On October 29, a lovely, sunny Saturday, Stonebow and I took our littlest son to a HarvestFest in the neighborhood where my mother lives. A day of pumpkin painting, craft browsing, and candy eating ensued. Fun was had by all. To cap off the day, we purchased a latex balloon for our son with the expectation that, like all latex balloons, it would wither in a day’s time. In the morning we would wake up and find it on the floor, shriveled and impotent. That’s okay, though, because balloons are fun for approximately a day, and then you wonder, why exactly did we buy that? The friendly (maybe too friendly) balloon-blowing-up person allowed us to select a blue balloon, then turned to fill it with helium. Out of the corner of my eye, I saw her squeeze some sort of liquid into the balloon.

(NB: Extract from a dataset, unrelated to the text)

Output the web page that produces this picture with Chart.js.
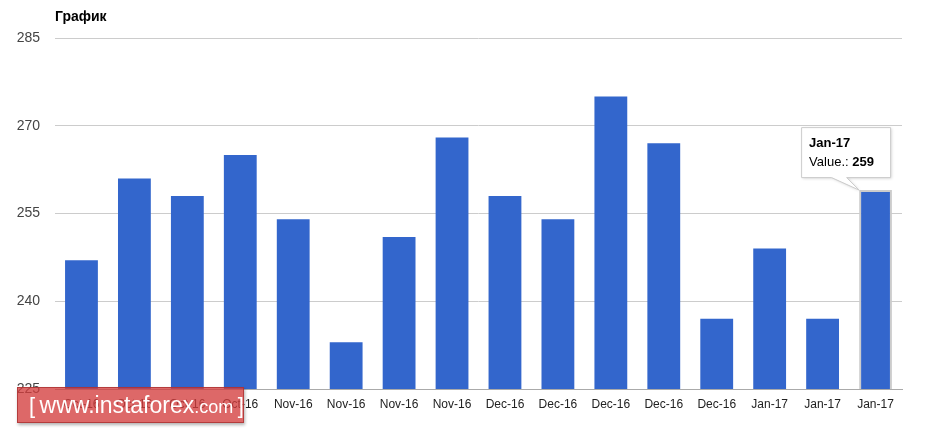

Sunday dawned. The balloon greeted us, merrily floating in the living room. Huh? Must be some high quality latex or something. A week passed. The balloon still floated. Now,* two* weeks have passed and that damned balloon is still floating in my living room! It hasn’t even diminished significantly in size!
What the ever living heck did she put in the balloon!? Hypotheses around here are along the lines of liquid satan à la Prince of Darkness.
Seriously, how long can we expect this to go on? The minute I see any liquid on my ceiling, I’m burning the house down.